Строгановский сад располагался вокруг большой графской дачи. Там, на окраине города, было в те времена тихо и пустынно. Деревни, огороды, березовая роща, кой-где редкие дачи. Графский сад с тенистыми аллеями был открыт для посетителей — кроме простонародья. В одной из аллей, под вековыми деревьями, стоял античный саркофаг с барельефами, невдалеке белел среди зелени оригинал античной статуи «Точильщик». На одном из спусков к воде высился Нептун — копия с петергофской статуи. У парадного входа в дом красовались копии с антиков — Геркулеса Фарнезского и Флоры. Право же, небольшое усилие — и можно представить себе среди антиков и пышной зелени того прекраснейшего юношу из Фестии, сына реки Кефисса и нимфы Лейриопы, печальный миф о котором рассказывает Овидий в своих «Метаморфозах»… В жаркий день этот юноша, звали которого Нарциссом, нагнулся над ручьем и увидал впервые в жизни свое отражение. Никогда никого не любивший, он влюбился в свое отражение. Любовь к самому себе гибельна, она привела Нарцисса к смерти, а тело его обратилось в цветок… Захваченный поэтичностью древнего мифа, бродил Карл по тихим дорожкам сада. Он еще ничего не рисовал тогда с натуры для будущей картины, нет. Он наблюдал. Он изучал, как пронизывают зелень солнечные лучи, долго смотрел на собственное лицо, возникающее из глубин стоячей воды. Снова и снова вглядывался в игру светотени, причудливо меняющей форму и окраску деревьев, в бездонное небо с мерно плывущими облаками, вслушивался в таинственные, полные затаенного смысла шорохи, шелест листвы, вскрики и щебетание птиц.
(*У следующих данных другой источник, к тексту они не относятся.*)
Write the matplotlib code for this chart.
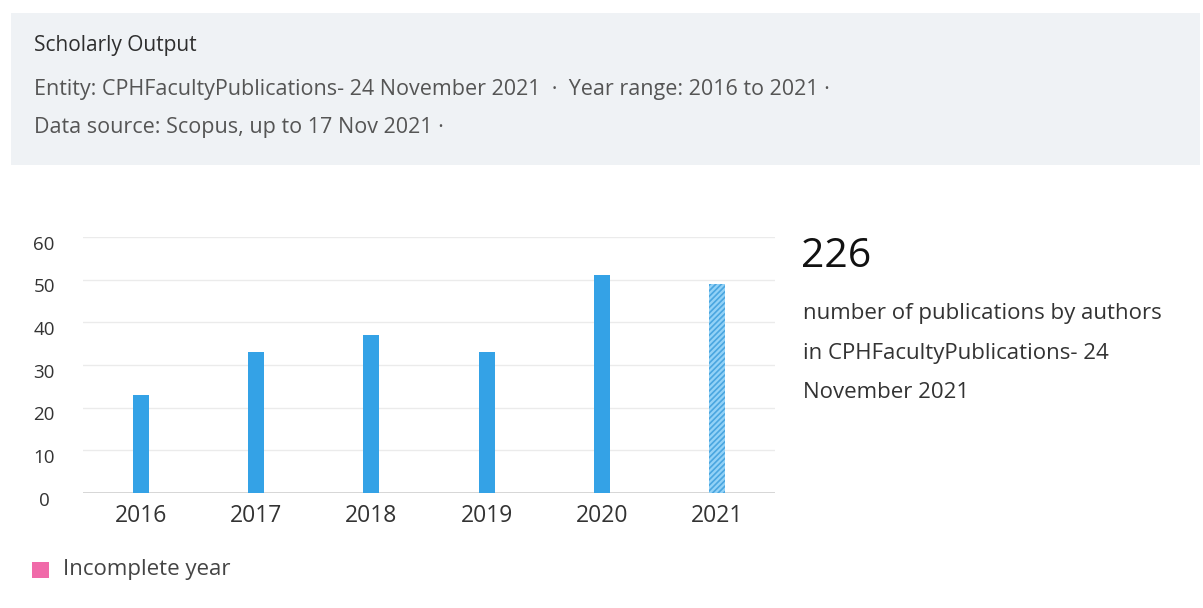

Ему хотелось здесь, в северных краях, угадать «обаяние воздуха в теплых странах, понять примитивную Грецию, дать себе отчет в удивлении юноши, впервые увидевшего отражение своего лица в воде и пленившегося им, и проникнуть во всю языческую грацию этой метаморфозы», — так он объяснит несколько лет спустя те прогулки по старому саду своему юному другу Григорию Гагарину.